Por muito tempo, a propriedade da terra foi fundamentada no patrimônio individual, com direito assegurado a um indivíduo de destiná-la ao fim que lhe parecesse melhor; entretanto, essa abordagem foi evoluindo no sentido dos deveres do proprietário em relação ao coletivo, sofrendo uma demorada redefinição.

art. 182 §2º
A propriedade urbana cumpre sua função social quando atende às exigências fundamentais de ordenação da cidade expressas no Plano Diretor.

Esse trabalho pretende justamente discutir essa redefinição do direito de propriedade e sua subordinação legal ao cumprimento de uma função social, e analisar a contradição entre esses avanços jurídicos e a aplicação deles através de ações municipais.

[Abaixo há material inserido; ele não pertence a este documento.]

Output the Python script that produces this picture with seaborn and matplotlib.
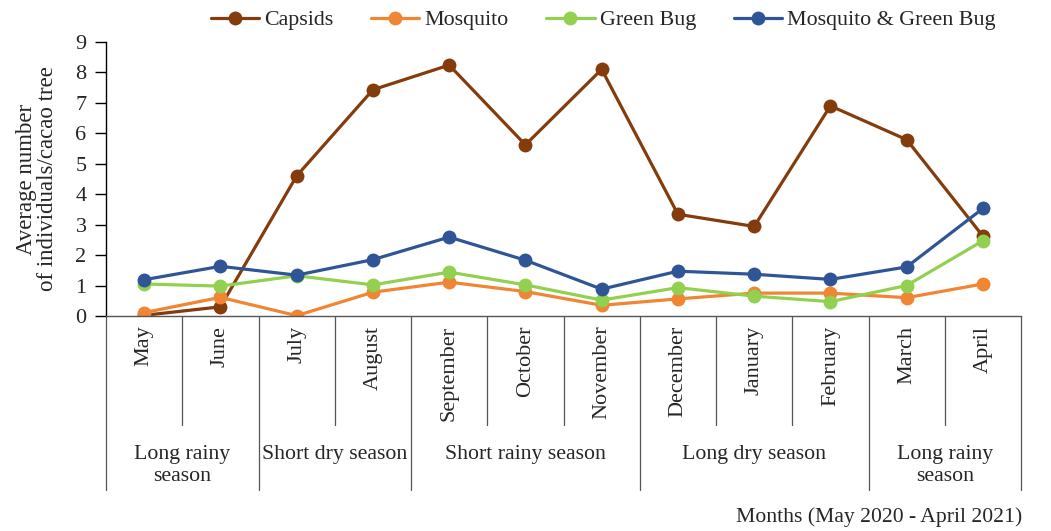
import pandas as pd
import matplotlib.pyplot as plt
import seaborn as sns

# values
months = ["May", "June", "July", "August", "September", "October", "November",
          "December", "January", "February", "March", "April"]
capsids = [0.02, 0.3, 4.6, 7.43, 8.24, 5.62, 8.1, 3.34, 2.94, 6.9, 5.79, 2.62]
mosquito = [0.11, 0.61, 0.01, 0.78, 1.11, 0.8, 0.35, 0.56, 0.75, 0.75, 0.6, 1.05]
green_bug = [1.05, 0.98, 1.32, 1.02, 1.44, 1.02, 0.52, 0.93, 0.65, 0.47, 1.0, 2.47]
mosq_green = [1.19, 1.63, 1.34, 1.85, 2.59, 1.83, 0.88, 1.47, 1.37, 1.2, 1.61, 3.53]

series_names = ["Capsids", "Mosquito", "Green Bug", "Mosquito & Green Bug"]
colors = ["#843C0C", "#F08534", "#92D050", "#2F5597"]

seasons = ["Long rainy\nseason", "Short dry season", "Short rainy season",
           "Long dry season", "Long rainy\nseason"]
season_months = [2, 2, 3, 3, 2]

# long table for seaborn
rows = []
for name, vals in zip(series_names, [capsids, mosquito, green_bug, mosq_green]):
    for i, v in enumerate(vals):
        rows.append({"pos": i, "pest": name, "value": v})
df = pd.DataFrame(rows)

sns.set_theme(style="white")
plt.rcParams["font.family"] = ["Liberation Serif", "DejaVu Serif"]

fig = plt.figure(figsize=(10.51, 5.31), dpi=100)
ax = fig.add_axes([0.1009, 0.405, 0.8706, 0.516])

sns.lineplot(data=df, x="pos", y="value", hue="pest", hue_order=series_names,
             palette=colors, marker="o", markersize=10, markeredgewidth=0,
             linewidth=2.3, ax=ax, legend=False)

ax.set_xlim(-0.5, len(months) - 0.5)
ax.set_ylim(0, 9)
ax.set_yticks(range(10))
ax.tick_params(axis="y", labelsize=16, length=8, width=1, color="black",
               direction="out", left=True, pad=6)
ax.set_xticks(range(len(months)))
ax.set_xticklabels(months, rotation=90, fontsize=16)
ax.tick_params(axis="x", length=0, pad=7)
for lbl in ax.get_xticklabels():
    lbl.set_ha("center")
    lbl.set_va("top")

sns.despine(ax=ax)
for s in ["left", "bottom"]:
    ax.spines[s].set_color("black")
    ax.spines[s].set_linewidth(1)
ax.spines["bottom"].set_color("#555555")

ax.set_xlabel("")
ax.set_ylabel("Average number\nof individuals/cacao tree", fontsize=16.5, linespacing=1.05)
ax.yaxis.set_label_coords(-0.052, 0.5)

# category separators and season separators below the axis
tr = ax.get_xaxis_transform()
axh = 274.0
month_low = -109 / axh
season_low = -174 / axh
bounds = [0]
for n in season_months:
    bounds.append(bounds[-1] + n)
for b in range(len(months) + 1):
    low = season_low if b in bounds else month_low
    ax.plot([b - 0.5, b - 0.5], [0, low], color="#555555", lw=0.9,
            transform=tr, clip_on=False)

for i, (txt, n) in enumerate(zip(seasons, season_months)):
    center = bounds[i] + n / 2 - 0.5
    ax.text(center, -129 / axh, txt, transform=tr, ha="center", va="top",
            fontsize=15.7, linespacing=1.25)

fig.text(1022 / 1051, 1 - 517 / 531, "Months (May 2020 - April 2021)",
         ha="right", va="center", fontsize=15.6)

handles = [plt.Line2D([], [], color=c, marker="o", markersize=10,
                      markeredgewidth=0, linewidth=2.3) for c in colors]
fig.legend(handles, series_names, loc="center", ncol=4, frameon=False,
           bbox_to_anchor=(0.574, 0.962), fontsize=15.8, handlelength=2.2,
           columnspacing=1.7, handletextpad=0.25)

fig.savefig("out.png", dpi=100)
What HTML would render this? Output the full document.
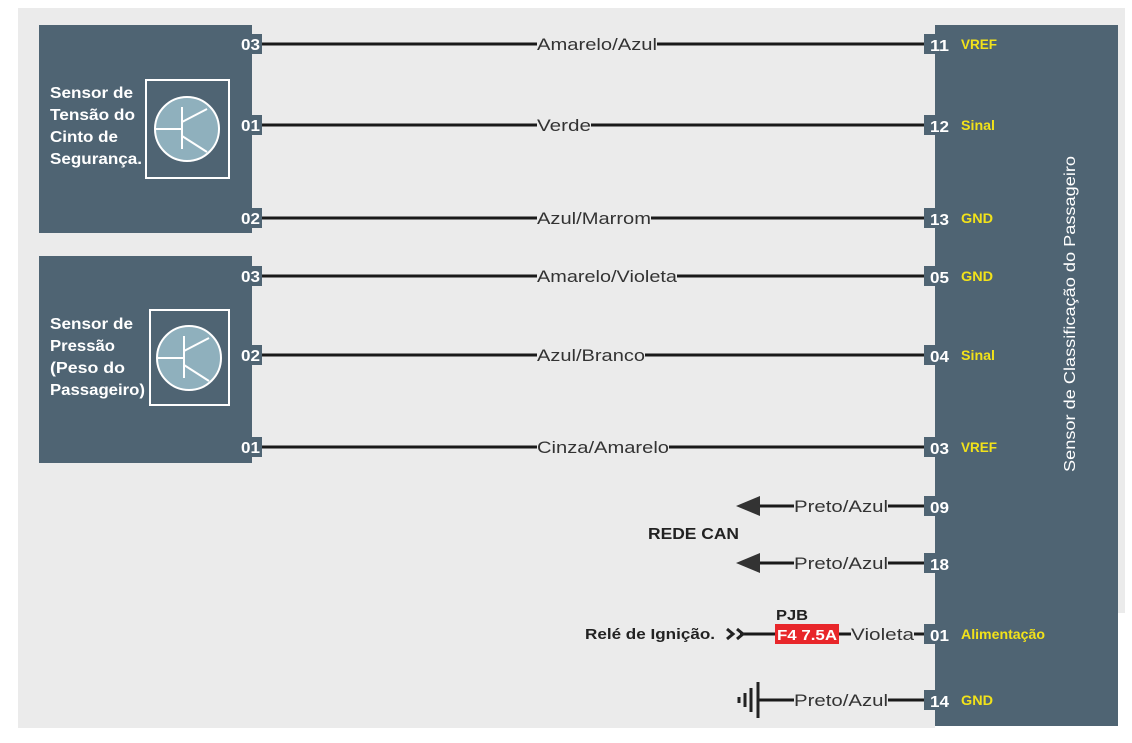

[...] aquilo que se festeja hoje como um salto de modernidade, a formação de cidades guiadas pela exclusão social, o consumo exacerbado e a defesa incondicional da propriedade, é na verdade um caminho inexorável para a barbárie. É hora do Brasil se organizar para uma verdadeira rebelião cívica urbana, para deixar às futuras gerações cidades verdadeiramente democráticas e socialmente justas.

Para isso, o trabalho foi composto por três capítulos. O primeiro versa sobre a luta pela Reforma Urbana, contexto esse em que se estabeleceu a Constituição de 1988 e o Estatuto da Cidade. O segundo pretende introduzir questões sobre as contradições existentes entre o estatuto jurídico conquistado e as ações do poder público municipal. O terceiro capítulo consiste em um estudo sobre o caso do Edifício Prestes Maia, que já foi ocupado três vezes por movimentos de moradia nos últimos 10 anos, e o direito à propriedade privada daquele imóvel continua sendo absoluto e mais protegido do que o direito à moradia.

Por fim, trazemos um capítulo anexo que consiste em uma revisão bibliográfica sobre a construção da estrutura fundiária no Brasil, realizada através da leitura de diversos autores que abordaram este assunto.

Esse estudo foi realizado fundamentalmente a partir de dois tipos de materiais: as teses acadêmicas que já estudaram o assunto e as notícias de jornais publicadas na mídia nesse período de 2002 até os dias de hoje.

O caso estudado nos permitiu uma possível interpretação da história do Prestes Maia. História essa que consideramos emblemática por estar inserida em um conjunto generalizado de ações do capital imobiliário, apoiadas pelo poder público, que têm condenado o destino das cidades e de seus habitantes.

Acreditamos na importância do resgate dessa história, pois a disputa pela apropriação da terra tem se dado de forma extremamente violenta, em função dos projetos de infraestrutura, dos megaeventos, enfim, depois aquele território se transforma e ninguém sabe mais o que aconteceu, a história vira outra.

Após 30 anos de lutas sociais nas quais a questão principal era os direitos, estes continuam sendo violados. O destino das cidades vem sendo traçado sem a superação de questões históricas, como o problema da terra urbana.

Este trabalho espera ter contribuído para uma leitura crítica a respeito da política urbana no município de São Paulo e do progresso atribuído às conquistas decorrentes da luta pela Reforma Urbana.